▶ _EXCERPTED DATA_:

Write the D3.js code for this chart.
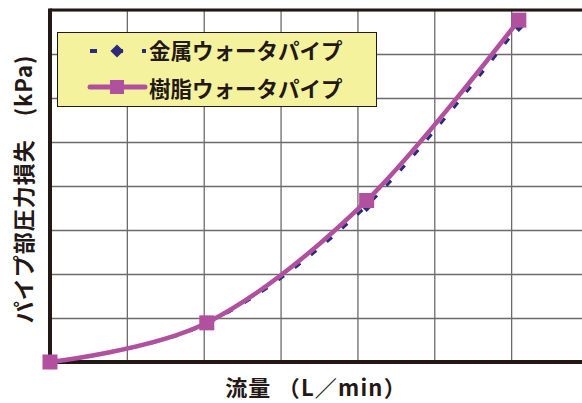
<!DOCTYPE html>
<html lang="ja">
<head>
	<meta charset="UTF-8">
	<title>パイプ部圧力損失</title>
	<style>
		* {
			margin: 0;
			padding: 0;
		}
		body {
			background: #fff;
		}
		.svg {
			display: block;
		}
		text {
			font-family: "Noto Sans CJK JP", "Noto Sans", sans-serif;
			font-weight: bold;
			fill: #231815;
		}
	</style>
</head>
<body>
	<script src="https://cdn.jsdelivr.net/npm/d3@7"></script>
	<script>
		// 流量 (L/min) — grid every 5
		var flow = [0, 10.2, 20.6, 30.5];
		// 圧力損失 (grid units)
		var metalLoss = [0, 0.87, 3.55, 7.64];
		var resinLoss = [0, 0.89, 3.67, 7.77];
		var seriesNames = ['金属ウォータパイプ', '樹脂ウォータパイプ'];
		var xTicks = [5, 10, 15, 20, 25, 30, 35];
		var yTicks = [1, 2, 3, 4, 5, 6, 7, 8];

		var contentWidth = 582, contentHeight = 403;
		var padding = { top: 10, left: 50, bottom: 41, right: -6 };
		var width = contentWidth - padding.left - padding.right;
		var height = contentHeight - padding.top - padding.bottom;

		var ink = '#231815';
		var navy = '#2c2a7a';
		var pink = '#b0509e';

		var svg = d3.select('body').append('svg')
			.attr('width', contentWidth).attr('height', contentHeight).classed('svg', true);

		var xScale = d3.scaleLinear().domain([0, 35]).range([0, width]);
		var yScale = d3.scaleLinear().domain([0, 8]).range([height, 0]);

		var box = svg.append('g').attr('transform', 'translate(' + padding.left + ',' + padding.top + ')');

		// グリッド
		box.append('g')
			.attr('transform', 'translate(0,' + height + ')')
			.call(d3.axisBottom(xScale).tickValues(xTicks).tickSize(-height).tickFormat(''))
			.call(function (g) {
				g.select('.domain').remove();
				g.selectAll('line').attr('stroke', '#6e6a6a').attr('stroke-width', 1.3);
			});
		box.append('g')
			.call(d3.axisLeft(yScale).tickValues(yTicks).tickSize(-width).tickFormat(''))
			.call(function (g) {
				g.select('.domain').remove();
				g.selectAll('line').attr('stroke', '#6e6a6a').attr('stroke-width', 1.3);
			});

		// 枠線 (上・左・下)
		box.append('line').attr('x1', 0).attr('x2', width).attr('y1', yScale(8)).attr('y2', yScale(8))
			.attr('stroke', ink).attr('stroke-width', 3);
		box.append('line').attr('x1', xScale(0)).attr('x2', xScale(0)).attr('y1', -1.5).attr('y2', height + 2)
			.attr('stroke', ink).attr('stroke-width', 4);
		box.append('line').attr('x1', 0).attr('x2', width).attr('y1', yScale(0)).attr('y2', yScale(0))
			.attr('stroke', ink).attr('stroke-width', 4);

		var line = d3.line()
			.x(function (d) { return xScale(d[0]); })
			.y(function (d) { return yScale(d[1]); })
			.curve(d3.curveCardinal.tension(0));

		var metal = d3.zip(flow, metalLoss);
		var resin = d3.zip(flow, resinLoss);

		// 金属
		box.append('path').datum(metal)
			.attr('d', line)
			.attr('fill', 'none')
			.attr('stroke', navy)
			.attr('stroke-width', 3)
			.attr('stroke-dasharray', '7 13.5');
		box.selectAll('path.diamond').data(metal).enter()
			.append('path').classed('diamond', true)
			.attr('d', d3.symbol().type(d3.symbolDiamond2).size(95))
			.attr('transform', function (d) { return 'translate(' + xScale(d[0]) + ',' + yScale(d[1]) + ')'; })
			.attr('fill', navy);

		// 樹脂
		box.append('path').datum(resin)
			.attr('d', line)
			.attr('fill', 'none')
			.attr('stroke', pink)
			.attr('stroke-width', 4.5);
		box.selectAll('rect.sq').data(resin).enter()
			.append('rect').classed('sq', true)
			.attr('x', function (d) { return xScale(d[0]) - 7.5; })
			.attr('y', function (d) { return yScale(d[1]) - 7.5; })
			.attr('width', 15).attr('height', 15)
			.attr('fill', pink);

		// 凡例
		var legend = svg.append('g');
		legend.append('rect')
			.attr('x', 57.5).attr('y', 32.5).attr('width', 319).attr('height', 74)
			.attr('fill', '#f5f29d').attr('stroke', ink).attr('stroke-width', 1);

		legend.append('line').attr('x1', 90).attr('x2', 146).attr('y1', 51).attr('y2', 51)
			.attr('stroke', navy).attr('stroke-width', 4).attr('stroke-dasharray', '7 19');
		legend.append('path')
			.attr('d', d3.symbol().type(d3.symbolDiamond2).size(110))
			.attr('transform', 'translate(117,51)')
			.attr('fill', navy);

		legend.append('line').attr('x1', 90).attr('x2', 145).attr('y1', 87).attr('y2', 87)
			.attr('stroke', pink).attr('stroke-width', 5).attr('stroke-linecap', 'round');
		legend.append('rect').attr('x', 110).attr('y', 80).attr('width', 14).attr('height', 14).attr('fill', pink);

		legend.selectAll('text').data(seriesNames).enter()
			.append('text')
			.attr('x', 149)
			.attr('y', function (d, i) { return 59 + i * 37.5; })
			.style('font-size', '21.5px')
			.text(function (d) { return d; });

		// 軸タイトル
		svg.append('text')
			.attr('transform', 'translate(32,189) rotate(-90)')
			.attr('text-anchor', 'middle')
			.style('font-size', '22px')
			.style('letter-spacing', '1px')
			.text('パイプ部圧力損失　(kPa)');

		svg.append('text')
			.attr('x', 316).attr('y', 396)
			.attr('text-anchor', 'middle')
			.style('font-size', '22px')
			.style('letter-spacing', '1.2px')
			.text('流量 （L／min）');
	</script>
</body>
</html>
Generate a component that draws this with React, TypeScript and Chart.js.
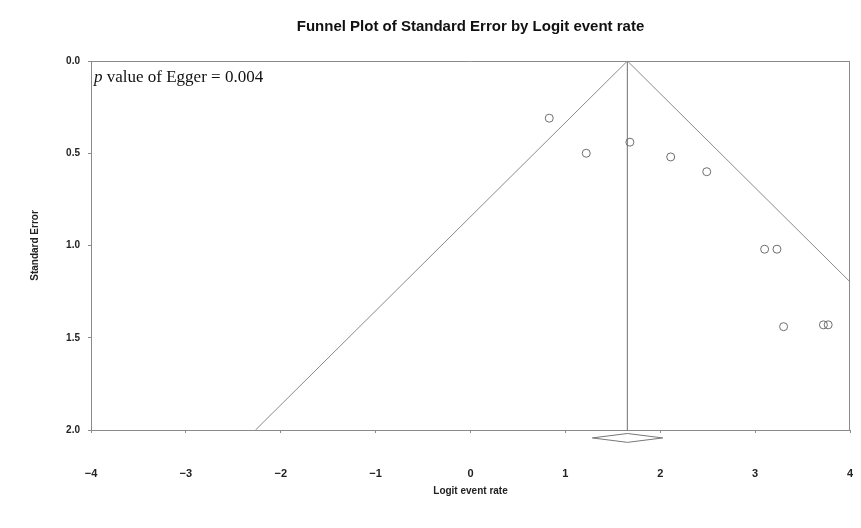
import React, { useEffect, useRef } from 'react';
import { Chart, registerables } from 'chart.js';

Chart.register(...registerables);

// ---- data ----
const studyLogit = [0.83, 1.22, 1.68, 2.11, 2.49, 3.10, 3.23, 3.30, 3.72, 3.77];
const studySE = [0.31, 0.50, 0.44, 0.52, 0.60, 1.02, 1.02, 1.44, 1.43, 1.43];
const pooledLogit = 1.654;
const pooledLower = 1.284;
const pooledUpper = 2.026;
const xTickValues = [-4, -3, -2, -1, 0, 1, 2, 3, 4];
const yTickValues = [0, 0.5, 1.0, 1.5, 2.0];
const eggerP = '0.004';
const chartTitle = 'Funnel Plot of Standard Error by Logit event rate';
const xTitle = 'Logit event rate';
const yTitle = 'Standard Error';

const Z = 1.96;
const SE_MAX = 2;
const LINE = '#8a8a8a';

export default function App() {
  const ref = useRef<HTMLCanvasElement | null>(null);

  useEffect(() => {
    if (!ref.current) return;

    const diamondY = SE_MAX + 0.043;
    const diamondH = 0.024;

    const framePlugin = {
      id: 'frame',
      beforeDatasetsDraw(chart: any) {
        const { ctx, chartArea: a } = chart;
        ctx.save();
        ctx.strokeStyle = LINE;
        ctx.lineWidth = 1;
        ctx.beginPath();
        ctx.moveTo(a.left, a.top + 0.5);
        ctx.lineTo(a.right, a.top + 0.5);
        ctx.moveTo(a.right - 0.5, a.top);
        ctx.lineTo(a.right - 0.5, a.bottom);
        ctx.stroke();
        ctx.restore();
      },
      afterDraw(chart: any) {
        const { ctx, chartArea: a } = chart;
        ctx.save();
        // title
        ctx.fillStyle = '#111';
        ctx.font = 'bold 15px "Liberation Sans Narrow", "Liberation Sans", Arial, sans-serif';
        ctx.textAlign = 'center';
        ctx.textBaseline = 'middle';
        ctx.fillText(chartTitle, (a.left + a.right) / 2, 27);
        // annotation
        ctx.textAlign = 'left';
        ctx.textBaseline = 'alphabetic';
        ctx.fillStyle = '#111';
        const x0 = a.left + 3;
        const y0 = a.top + 21;
        ctx.font = 'italic 17px "Liberation Serif", "Times New Roman", serif';
        ctx.fillText('p', x0, y0);
        const w = ctx.measureText('p ').width;
        ctx.font = '17px "Liberation Serif", "Times New Roman", serif';
        ctx.fillText('value of Egger = ' + eggerP, x0 + w, y0);
        ctx.restore();
      },
    };

    const chart = new Chart(ref.current, {
      type: 'scatter',
      data: {
        datasets: [
          {
            label: 'studies',
            data: studyLogit.map((x, i) => ({ x, y: studySE[i] })),
            pointStyle: 'circle',
            pointRadius: 4,
            borderColor: '#6e6e6e',
            backgroundColor: 'rgba(0,0,0,0)',
            borderWidth: 1,
            order: 1,
          },
          {
            label: 'funnel',
            data: [
              { x: pooledLogit - Z * SE_MAX, y: SE_MAX },
              { x: pooledLogit, y: 0 },
              { x: pooledLogit + Z * SE_MAX, y: SE_MAX },
            ],
            showLine: true,
            pointRadius: 0,
            borderColor: LINE,
            borderWidth: 1,
            order: 2,
          },
          {
            label: 'pooled',
            data: [
              { x: pooledLogit, y: 0 },
              { x: pooledLogit, y: SE_MAX },
            ],
            showLine: true,
            pointRadius: 0,
            borderColor: LINE,
            borderWidth: 1,
            order: 2,
          },
          {
            label: 'diamond',
            data: [
              { x: pooledLower, y: diamondY },
              { x: pooledLogit, y: diamondY - diamondH },
              { x: pooledUpper, y: diamondY },
              { x: pooledLogit, y: diamondY + diamondH },
              { x: pooledLower, y: diamondY },
            ],
            showLine: true,
            pointRadius: 0,
            borderColor: '#777',
            borderWidth: 1,
            clip: false,
            order: 2,
          } as any,
        ],
      },
      options: {
        animation: false,
        responsive: false,
        layout: { padding: { top: 61, right: 11, left: 0, bottom: 0 } },
        plugins: {
          legend: { display: false },
          tooltip: { enabled: false },
          title: { display: false },
        },
        scales: {
          x: {
            type: 'linear',
            min: -4,
            max: 4,
            afterBuildTicks: (s: any) => {
              s.ticks = xTickValues.map((v) => ({ value: v }));
            },
            afterFit: (s: any) => {
              s.height = 98;
              s.paddingLeft = 0;
              s.paddingRight = 0;
            },
            grid: { drawOnChartArea: false, drawTicks: true, tickLength: 3, color: LINE },
            border: { color: LINE },
            ticks: {
              padding: 34,
              maxRotation: 0,
              color: '#222',
              font: { family: '"Liberation Sans", Arial, sans-serif', size: 11, weight: 'bold' },
              callback: (v: any) => String(v).replace('-', '\u2212'),
            },
            title: {
              display: true,
              text: xTitle,
              color: '#222',
              font: { family: '"Liberation Sans", Arial, sans-serif', size: 10, weight: 'bold' },
              padding: { top: 0, bottom: 31 },
            },
          },
          y: {
            type: 'linear',
            reverse: true,
            min: 0,
            max: SE_MAX,
            afterBuildTicks: (s: any) => {
              s.ticks = yTickValues.map((v) => ({ value: v }));
            },
            afterFit: (s: any) => {
              s.width = 91;
              s.paddingTop = 0;
              s.paddingBottom = 0;
            },
            grid: { drawOnChartArea: false, drawTicks: true, tickLength: 3, color: LINE },
            border: { color: LINE },
            ticks: {
              padding: 8,
              color: '#222',
              font: { family: '"Liberation Sans", Arial, sans-serif', size: 10, weight: 'bold' },
              callback: (v: any) => Number(v).toFixed(1),
            },
            title: {
              display: true,
              text: yTitle,
              color: '#222',
              font: { family: '"Liberation Sans", Arial, sans-serif', size: 10, weight: 'bold' },
              padding: { top: 29, bottom: 0 },
            },
          },
        },
      },
      plugins: [framePlugin],
    } as any);

    return () => chart.destroy();
  }, []);

  return (
    <div style={{ position: 'fixed', left: 0, top: 0, width: 861, height: 528, background: '#fff' }}>
      <canvas ref={ref} width={861} height={528} />
    </div>
  );
}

▶ _TASK DIRECTIONS_: Your task is to restate word for word the lines from the top of the data to the line containing "var yTicks = [1, 2, 3, 4, 5, 6, 7, 8];", both ends included, with every picture left out.

▶ _RESPONSE FOR THIS EXERCISE_:
Write the D3.js code for this chart.
<!DOCTYPE html>
<html lang="ja">
<head>
	<meta charset="UTF-8">
	<title>パイプ部圧力損失</title>
	<style>
		* {
			margin: 0;
			padding: 0;
		}
		body {
			background: #fff;
		}
		.svg {
			display: block;
		}
		text {
			font-family: "Noto Sans CJK JP", "Noto Sans", sans-serif;
			font-weight: bold;
			fill: #231815;
		}
	</style>
</head>
<body>
	<script src="https://cdn.jsdelivr.net/npm/d3@7"></script>
	<script>
		// 流量 (L/min) — grid every 5
		var flow = [0, 10.2, 20.6, 30.5];
		// 圧力損失 (grid units)
		var metalLoss = [0, 0.87, 3.55, 7.64];
		var resinLoss = [0, 0.89, 3.67, 7.77];
		var seriesNames = ['金属ウォータパイプ', '樹脂ウォータパイプ'];
		var xTicks = [5, 10, 15, 20, 25, 30, 35];
		var yTicks = [1, 2, 3, 4, 5, 6, 7, 8];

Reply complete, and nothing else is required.